People who lose a civil court case have the right to appeal the judgment against them. An appeal bond is a way to stop the execution of the judgment pending a court ruling on the appeal.
Consider the alternative. Without an appeal bond in place, the judgment could be executed before there is a decision on an appeal, only to find out after the fact that the court has ruled in favor of the appellant. Undoing something that has already been done is never easy.
An appeal bond that stays (delays) execution of a judgment until a higher court has ruled on the appeal is called a supersedeas bond. It is an appellant’s guarantee to satisfy the judgment imposed by the lower court if the appeal is lost and the judgment is upheld, which is the most likely scenario.
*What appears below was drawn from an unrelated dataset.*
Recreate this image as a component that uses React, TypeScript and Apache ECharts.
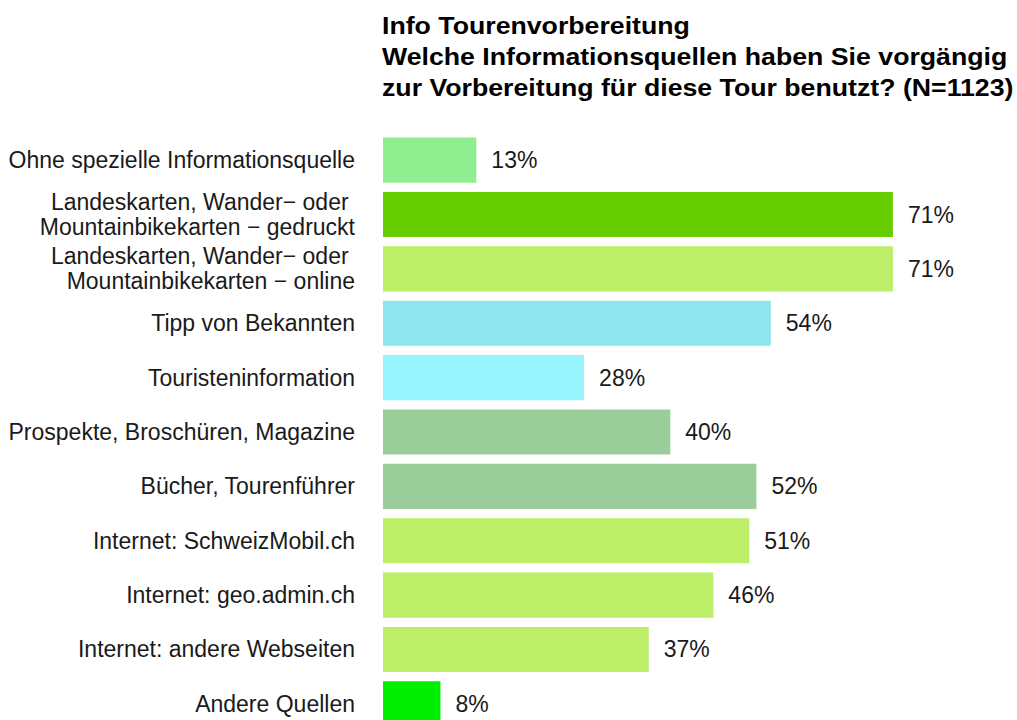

Most appeals ultimately fail because the only valid grounds for reversing a lower court’s decision is a procedural error during the original trial that compromised the rights of the defendant. The discovery of new evidence after the lower court has decided a case or challenges to testimony given during the original trial will not work.
Who Needs Them?
Because of the slim chance of winning an appeal, posting an appeal bond is typically a requirement for filing an appeal in any state. The bond not only ensures that the appellant will satisfy the judgment if the appeal is lost, but also helps discourage frivolous appeals intended only to delay the execution of a judgment.
Different states have different requirements regarding the amount of an appeal bond, but it’s usually somewhat more than the amount of the judgment. The extra margin covers court costs, any accrued interest on the judgment amount, and the winning party’s legal fees if ordered by the appellate court.